■ **PROBLEM REQUIREMENTS**
Print, exactly and with both ends included, the lines below that run from the one containing "Give me the" to the one containing "const standTotals = [35.5, 58.6, null, null, null];". Pictures are omitted.

(Dataset entries)
::::::::

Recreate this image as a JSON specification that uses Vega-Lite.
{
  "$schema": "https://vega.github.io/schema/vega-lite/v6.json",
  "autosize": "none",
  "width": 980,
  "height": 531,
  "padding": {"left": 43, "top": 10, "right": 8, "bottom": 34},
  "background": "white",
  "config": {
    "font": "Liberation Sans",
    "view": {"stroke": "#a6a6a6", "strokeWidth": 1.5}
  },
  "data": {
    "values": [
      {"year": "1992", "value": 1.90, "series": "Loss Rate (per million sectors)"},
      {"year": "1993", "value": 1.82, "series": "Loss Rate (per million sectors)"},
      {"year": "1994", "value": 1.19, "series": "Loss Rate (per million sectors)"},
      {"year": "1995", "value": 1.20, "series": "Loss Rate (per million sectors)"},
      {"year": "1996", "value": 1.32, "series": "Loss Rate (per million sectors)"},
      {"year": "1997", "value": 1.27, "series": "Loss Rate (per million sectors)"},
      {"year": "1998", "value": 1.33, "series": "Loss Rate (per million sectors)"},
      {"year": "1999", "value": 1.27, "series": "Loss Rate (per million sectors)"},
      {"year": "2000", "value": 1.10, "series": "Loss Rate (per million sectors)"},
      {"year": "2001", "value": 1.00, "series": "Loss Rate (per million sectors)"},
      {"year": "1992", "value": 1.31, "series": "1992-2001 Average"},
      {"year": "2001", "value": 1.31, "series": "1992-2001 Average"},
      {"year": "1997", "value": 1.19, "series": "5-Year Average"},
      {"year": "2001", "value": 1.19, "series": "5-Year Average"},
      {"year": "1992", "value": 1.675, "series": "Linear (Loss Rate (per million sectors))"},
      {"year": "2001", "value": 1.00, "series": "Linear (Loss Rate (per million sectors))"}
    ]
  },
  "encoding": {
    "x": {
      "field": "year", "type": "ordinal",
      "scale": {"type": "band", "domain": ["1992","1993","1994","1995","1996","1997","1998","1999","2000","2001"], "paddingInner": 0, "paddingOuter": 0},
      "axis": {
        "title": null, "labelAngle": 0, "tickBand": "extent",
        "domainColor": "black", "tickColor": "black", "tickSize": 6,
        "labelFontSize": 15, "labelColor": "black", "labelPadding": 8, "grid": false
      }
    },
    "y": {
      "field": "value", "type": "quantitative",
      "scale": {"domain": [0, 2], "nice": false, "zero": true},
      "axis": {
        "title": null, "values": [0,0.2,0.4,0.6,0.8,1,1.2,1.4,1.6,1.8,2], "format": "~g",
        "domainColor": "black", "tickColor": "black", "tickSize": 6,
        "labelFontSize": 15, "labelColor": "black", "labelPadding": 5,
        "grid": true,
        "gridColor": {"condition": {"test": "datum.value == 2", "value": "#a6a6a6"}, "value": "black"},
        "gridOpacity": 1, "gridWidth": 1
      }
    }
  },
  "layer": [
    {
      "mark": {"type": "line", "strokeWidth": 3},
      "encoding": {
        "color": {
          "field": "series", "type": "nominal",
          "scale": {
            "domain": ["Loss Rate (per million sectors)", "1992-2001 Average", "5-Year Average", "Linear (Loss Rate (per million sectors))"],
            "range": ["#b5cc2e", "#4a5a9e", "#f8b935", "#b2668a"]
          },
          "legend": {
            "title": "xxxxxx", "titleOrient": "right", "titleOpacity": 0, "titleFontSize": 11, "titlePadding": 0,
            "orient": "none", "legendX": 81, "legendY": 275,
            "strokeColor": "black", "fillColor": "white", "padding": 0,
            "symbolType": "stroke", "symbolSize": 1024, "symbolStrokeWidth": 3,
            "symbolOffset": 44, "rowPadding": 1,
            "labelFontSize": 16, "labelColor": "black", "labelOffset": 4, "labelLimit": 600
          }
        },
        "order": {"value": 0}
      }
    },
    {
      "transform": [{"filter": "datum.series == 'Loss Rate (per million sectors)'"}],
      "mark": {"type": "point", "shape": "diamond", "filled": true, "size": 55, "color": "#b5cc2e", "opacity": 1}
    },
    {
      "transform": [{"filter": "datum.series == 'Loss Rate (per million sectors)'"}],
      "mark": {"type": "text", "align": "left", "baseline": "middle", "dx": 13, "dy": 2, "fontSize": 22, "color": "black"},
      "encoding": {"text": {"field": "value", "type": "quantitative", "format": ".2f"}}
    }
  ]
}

::::::::

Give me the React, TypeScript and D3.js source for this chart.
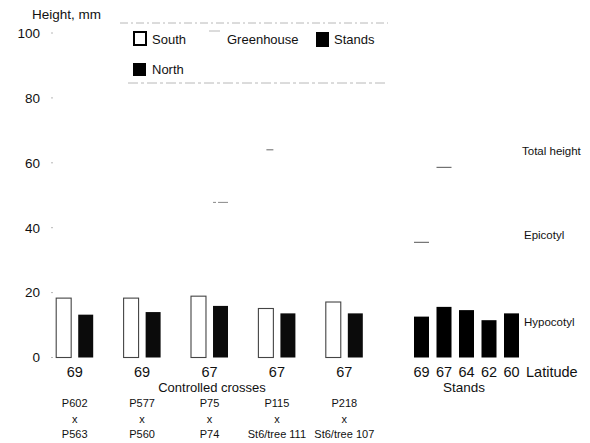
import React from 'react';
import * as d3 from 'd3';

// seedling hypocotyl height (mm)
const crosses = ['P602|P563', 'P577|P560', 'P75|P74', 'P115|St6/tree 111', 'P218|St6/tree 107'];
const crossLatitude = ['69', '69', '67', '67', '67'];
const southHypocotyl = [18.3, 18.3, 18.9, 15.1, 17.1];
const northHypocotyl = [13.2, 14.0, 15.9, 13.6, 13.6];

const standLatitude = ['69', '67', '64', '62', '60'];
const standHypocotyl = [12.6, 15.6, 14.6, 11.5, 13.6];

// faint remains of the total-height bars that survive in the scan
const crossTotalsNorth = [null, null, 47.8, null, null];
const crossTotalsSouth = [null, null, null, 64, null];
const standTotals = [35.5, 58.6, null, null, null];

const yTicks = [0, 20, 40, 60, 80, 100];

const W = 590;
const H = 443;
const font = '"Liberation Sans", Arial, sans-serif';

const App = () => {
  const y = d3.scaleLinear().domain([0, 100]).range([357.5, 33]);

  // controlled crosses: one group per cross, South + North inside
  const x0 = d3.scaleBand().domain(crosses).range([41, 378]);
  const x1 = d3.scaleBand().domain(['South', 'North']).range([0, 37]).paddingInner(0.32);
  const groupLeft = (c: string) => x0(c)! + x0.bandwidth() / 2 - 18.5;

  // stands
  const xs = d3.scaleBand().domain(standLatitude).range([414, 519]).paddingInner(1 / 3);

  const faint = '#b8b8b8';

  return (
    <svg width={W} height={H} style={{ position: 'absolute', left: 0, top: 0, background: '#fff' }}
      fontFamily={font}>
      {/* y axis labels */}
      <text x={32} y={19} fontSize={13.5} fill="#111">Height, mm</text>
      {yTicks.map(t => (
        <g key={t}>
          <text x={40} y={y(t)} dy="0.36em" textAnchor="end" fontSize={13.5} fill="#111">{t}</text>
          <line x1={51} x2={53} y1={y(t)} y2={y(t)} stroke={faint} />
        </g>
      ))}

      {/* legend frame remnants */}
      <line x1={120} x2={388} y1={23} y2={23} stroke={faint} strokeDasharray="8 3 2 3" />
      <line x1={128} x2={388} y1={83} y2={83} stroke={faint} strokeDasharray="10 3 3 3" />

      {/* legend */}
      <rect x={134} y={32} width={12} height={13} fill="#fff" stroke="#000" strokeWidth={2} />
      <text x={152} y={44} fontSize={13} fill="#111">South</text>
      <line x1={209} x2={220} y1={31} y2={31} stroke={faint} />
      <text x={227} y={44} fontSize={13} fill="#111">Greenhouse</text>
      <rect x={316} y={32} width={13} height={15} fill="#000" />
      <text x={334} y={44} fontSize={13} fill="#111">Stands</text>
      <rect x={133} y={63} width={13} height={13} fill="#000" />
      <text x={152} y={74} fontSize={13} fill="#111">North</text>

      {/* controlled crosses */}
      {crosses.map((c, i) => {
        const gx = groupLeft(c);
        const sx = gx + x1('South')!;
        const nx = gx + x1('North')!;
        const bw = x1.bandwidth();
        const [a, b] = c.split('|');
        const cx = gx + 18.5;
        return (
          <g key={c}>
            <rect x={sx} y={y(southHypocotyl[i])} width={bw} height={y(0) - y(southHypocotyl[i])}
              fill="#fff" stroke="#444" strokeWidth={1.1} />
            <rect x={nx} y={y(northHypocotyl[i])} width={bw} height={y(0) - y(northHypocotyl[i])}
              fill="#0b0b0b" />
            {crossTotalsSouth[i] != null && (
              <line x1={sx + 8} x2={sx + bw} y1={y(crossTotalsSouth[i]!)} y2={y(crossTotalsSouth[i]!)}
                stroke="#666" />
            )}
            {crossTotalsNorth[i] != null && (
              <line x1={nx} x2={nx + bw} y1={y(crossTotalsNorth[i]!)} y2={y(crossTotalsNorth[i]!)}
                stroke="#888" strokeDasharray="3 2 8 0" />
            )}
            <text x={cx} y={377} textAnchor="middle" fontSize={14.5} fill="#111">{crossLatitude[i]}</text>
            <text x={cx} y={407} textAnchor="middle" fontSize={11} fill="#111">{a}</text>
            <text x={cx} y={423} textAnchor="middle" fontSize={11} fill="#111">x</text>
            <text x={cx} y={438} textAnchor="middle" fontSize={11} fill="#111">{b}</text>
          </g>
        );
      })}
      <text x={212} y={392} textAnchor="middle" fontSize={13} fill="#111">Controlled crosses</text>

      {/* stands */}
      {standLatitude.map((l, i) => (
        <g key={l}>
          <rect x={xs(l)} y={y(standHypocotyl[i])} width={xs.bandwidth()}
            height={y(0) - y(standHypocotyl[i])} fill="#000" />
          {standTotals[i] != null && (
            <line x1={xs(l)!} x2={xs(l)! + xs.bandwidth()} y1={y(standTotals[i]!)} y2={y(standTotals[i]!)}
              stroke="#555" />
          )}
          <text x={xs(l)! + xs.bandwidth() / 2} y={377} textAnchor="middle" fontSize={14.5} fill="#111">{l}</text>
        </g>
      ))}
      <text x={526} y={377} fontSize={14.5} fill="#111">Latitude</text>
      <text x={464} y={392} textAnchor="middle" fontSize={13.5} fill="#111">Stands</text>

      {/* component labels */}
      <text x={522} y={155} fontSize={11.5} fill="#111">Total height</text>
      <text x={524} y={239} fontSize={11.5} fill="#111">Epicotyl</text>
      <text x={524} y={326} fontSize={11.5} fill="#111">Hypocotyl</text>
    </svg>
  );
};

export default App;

::::::::

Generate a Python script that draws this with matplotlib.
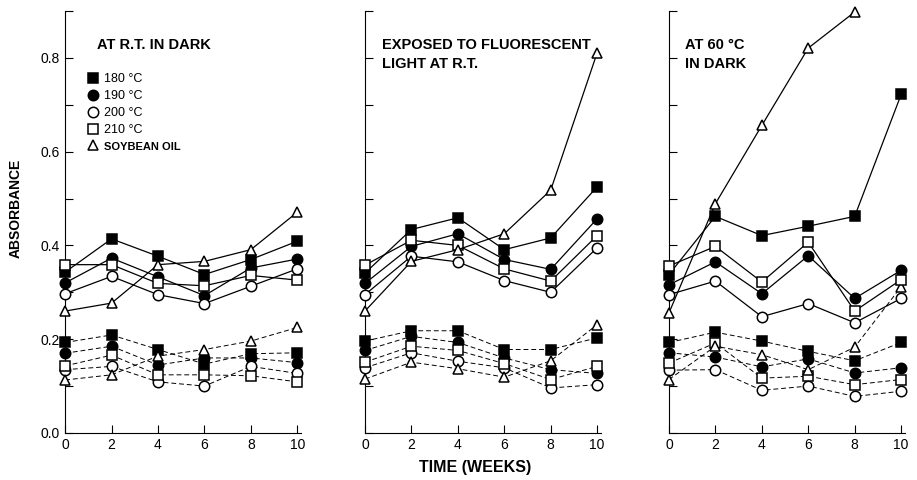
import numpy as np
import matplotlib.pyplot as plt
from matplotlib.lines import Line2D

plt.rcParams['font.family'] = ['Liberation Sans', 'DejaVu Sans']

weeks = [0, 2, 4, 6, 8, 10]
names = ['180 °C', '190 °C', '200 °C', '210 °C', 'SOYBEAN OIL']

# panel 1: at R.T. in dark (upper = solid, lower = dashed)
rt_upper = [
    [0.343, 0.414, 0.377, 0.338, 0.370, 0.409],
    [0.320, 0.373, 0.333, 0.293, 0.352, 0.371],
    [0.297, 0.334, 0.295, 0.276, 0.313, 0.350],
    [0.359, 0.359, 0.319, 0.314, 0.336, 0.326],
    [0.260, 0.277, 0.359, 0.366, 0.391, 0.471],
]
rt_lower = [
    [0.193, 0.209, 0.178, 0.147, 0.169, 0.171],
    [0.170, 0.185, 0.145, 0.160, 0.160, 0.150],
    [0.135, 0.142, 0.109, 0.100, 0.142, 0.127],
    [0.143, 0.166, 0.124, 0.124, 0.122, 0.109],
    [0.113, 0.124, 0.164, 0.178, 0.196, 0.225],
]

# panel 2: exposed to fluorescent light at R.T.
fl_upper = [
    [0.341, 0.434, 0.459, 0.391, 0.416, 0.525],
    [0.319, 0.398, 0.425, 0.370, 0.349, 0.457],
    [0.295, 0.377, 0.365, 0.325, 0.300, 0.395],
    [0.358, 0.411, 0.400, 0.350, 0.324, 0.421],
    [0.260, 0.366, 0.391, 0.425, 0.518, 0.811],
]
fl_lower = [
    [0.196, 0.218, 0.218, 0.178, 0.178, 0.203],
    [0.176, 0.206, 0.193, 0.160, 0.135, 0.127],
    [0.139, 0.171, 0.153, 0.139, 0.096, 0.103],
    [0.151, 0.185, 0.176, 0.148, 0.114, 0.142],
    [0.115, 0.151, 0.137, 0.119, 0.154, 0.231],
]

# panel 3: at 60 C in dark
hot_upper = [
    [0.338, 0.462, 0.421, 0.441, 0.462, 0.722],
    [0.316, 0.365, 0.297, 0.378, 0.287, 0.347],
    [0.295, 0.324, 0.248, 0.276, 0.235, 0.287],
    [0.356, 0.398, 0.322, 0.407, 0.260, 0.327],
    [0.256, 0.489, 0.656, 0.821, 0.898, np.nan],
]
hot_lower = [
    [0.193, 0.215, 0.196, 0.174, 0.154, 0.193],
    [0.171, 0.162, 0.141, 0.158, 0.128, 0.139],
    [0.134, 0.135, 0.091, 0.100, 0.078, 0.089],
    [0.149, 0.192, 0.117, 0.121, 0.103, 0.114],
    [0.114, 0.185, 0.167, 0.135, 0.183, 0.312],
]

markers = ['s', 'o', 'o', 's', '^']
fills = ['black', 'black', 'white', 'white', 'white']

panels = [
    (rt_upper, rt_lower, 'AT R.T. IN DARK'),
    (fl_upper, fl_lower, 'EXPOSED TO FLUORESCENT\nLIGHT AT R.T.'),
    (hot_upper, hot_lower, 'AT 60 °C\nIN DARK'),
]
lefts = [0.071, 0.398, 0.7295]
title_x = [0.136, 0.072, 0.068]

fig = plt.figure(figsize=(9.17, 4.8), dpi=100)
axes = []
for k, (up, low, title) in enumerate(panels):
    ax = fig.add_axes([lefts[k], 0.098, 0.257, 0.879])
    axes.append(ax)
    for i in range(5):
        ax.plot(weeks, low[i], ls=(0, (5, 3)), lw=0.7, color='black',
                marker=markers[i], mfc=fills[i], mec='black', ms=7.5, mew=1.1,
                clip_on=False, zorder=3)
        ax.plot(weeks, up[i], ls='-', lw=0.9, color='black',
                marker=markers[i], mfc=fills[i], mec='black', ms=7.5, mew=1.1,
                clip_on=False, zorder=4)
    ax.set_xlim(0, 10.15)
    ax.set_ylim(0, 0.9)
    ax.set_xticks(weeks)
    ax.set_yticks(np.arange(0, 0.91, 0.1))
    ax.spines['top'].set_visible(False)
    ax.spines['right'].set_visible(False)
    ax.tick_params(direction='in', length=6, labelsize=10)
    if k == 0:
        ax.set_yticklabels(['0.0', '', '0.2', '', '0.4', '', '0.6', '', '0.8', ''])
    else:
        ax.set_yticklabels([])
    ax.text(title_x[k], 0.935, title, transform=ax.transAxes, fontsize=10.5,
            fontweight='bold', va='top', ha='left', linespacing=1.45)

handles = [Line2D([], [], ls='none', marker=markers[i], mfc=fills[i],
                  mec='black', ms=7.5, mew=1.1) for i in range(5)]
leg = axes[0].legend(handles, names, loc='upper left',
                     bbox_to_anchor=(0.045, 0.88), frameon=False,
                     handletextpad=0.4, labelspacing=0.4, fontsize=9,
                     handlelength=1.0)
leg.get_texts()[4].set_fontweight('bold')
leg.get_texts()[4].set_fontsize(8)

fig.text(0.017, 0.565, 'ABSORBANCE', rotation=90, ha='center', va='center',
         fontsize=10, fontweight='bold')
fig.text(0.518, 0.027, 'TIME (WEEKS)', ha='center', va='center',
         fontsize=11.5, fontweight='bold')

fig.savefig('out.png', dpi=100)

::::::::

■ **RESULT OF THIS TASK**
Give me the React, TypeScript and D3.js source for this chart.
import React from 'react';
import * as d3 from 'd3';

// seedling hypocotyl height (mm)
const crosses = ['P602|P563', 'P577|P560', 'P75|P74', 'P115|St6/tree 111', 'P218|St6/tree 107'];
const crossLatitude = ['69', '69', '67', '67', '67'];
const southHypocotyl = [18.3, 18.3, 18.9, 15.1, 17.1];
const northHypocotyl = [13.2, 14.0, 15.9, 13.6, 13.6];

const standLatitude = ['69', '67', '64', '62', '60'];
const standHypocotyl = [12.6, 15.6, 14.6, 11.5, 13.6];

// faint remains of the total-height bars that survive in the scan
const crossTotalsNorth = [null, null, 47.8, null, null];
const crossTotalsSouth = [null, null, null, 64, null];
const standTotals = [35.5, 58.6, null, null, null];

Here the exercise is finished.